I think most thieves would rather strike unnoticed. Leaving your bag unattended after or while hopping around with a white lens is probably a good way to get it stolen. But apart from such obvious things... Are there any specific situations to look out for?

What are your experiences with equipment being stolen? (Sorry in advance if it happened to you, it has to suck a hellofalot...)


----------



## Canon 14-24 (Jan 28, 2012)

buddy system and tripod for self defense


----------



## Z (Jan 28, 2012)

Tijn said:


> The other is the quite conspicuous "hit and run" - simply snatching the camera off you, or cutting the band from your strap or bag and running off with it.

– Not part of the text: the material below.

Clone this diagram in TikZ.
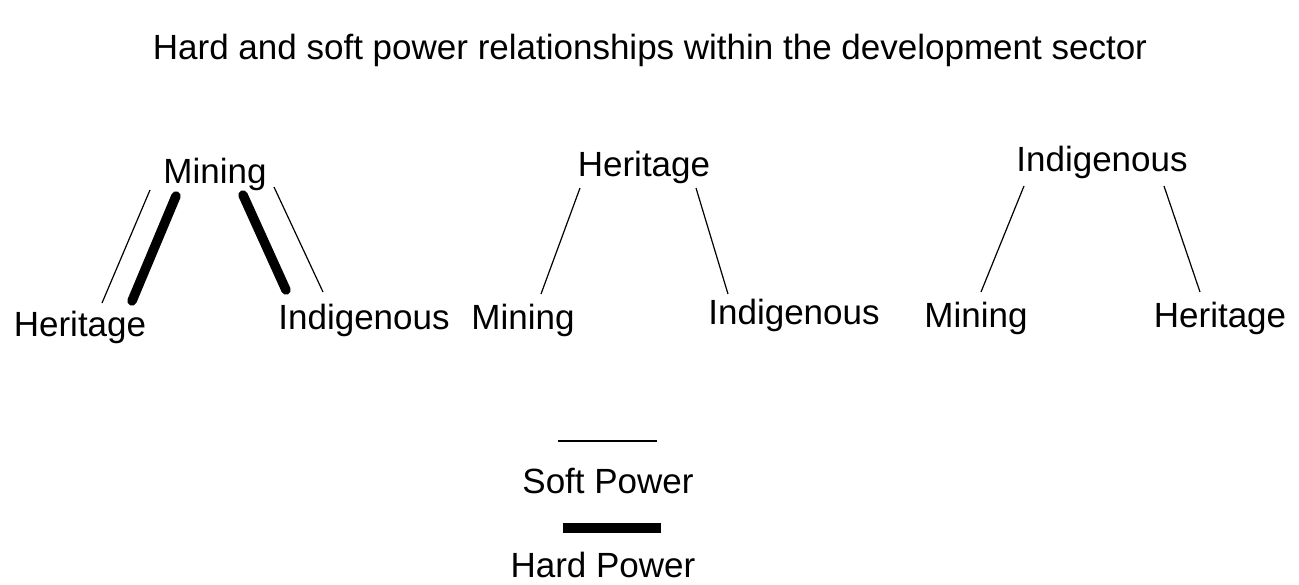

You could cover all of your gear in a thin, even layer of vaseline. This would make snatching more difficult for would-be thieves and also improves the water sealing of many bodies and lenses.


----------



## pakosouthpark (Jan 28, 2012)

Z said:


> Tijn said:
> 
> 
> > The other is the quite conspicuous "hit and run" - simply snatching the camera off you, or cutting the band from your strap or bag and running off with it.
> ...



whaaaaaaat?? can you give us more details of that?


----------



## Z (Jan 28, 2012)

Okay, and here's my serious response...

If you're concerned about having your strap cut, you could go with one of the several brands (e.g. Sun Sniper) that offer straps with steel cables running through. Apply common sense and an awareness of your surroundings - a common method of pickpocketing DSLR users is to detach the lens from the camera if it's hanging from your strap at your side/back. You can prevent this by keeping a hand on your lens when it's at your side. Avoid the 'tourist look' i.e. camera hanging around your neck touching your belly with "*Canon 5D Mark II*" written in big letters on the strap. Ditch the branded strap and go for something less conspicuous (I'm a fan of the BlackRapid RS-4 - not really for the reasons I just mentioned but for comfort and practicality). If you're carrying a tripod you look more familiar with the area and more professional, too.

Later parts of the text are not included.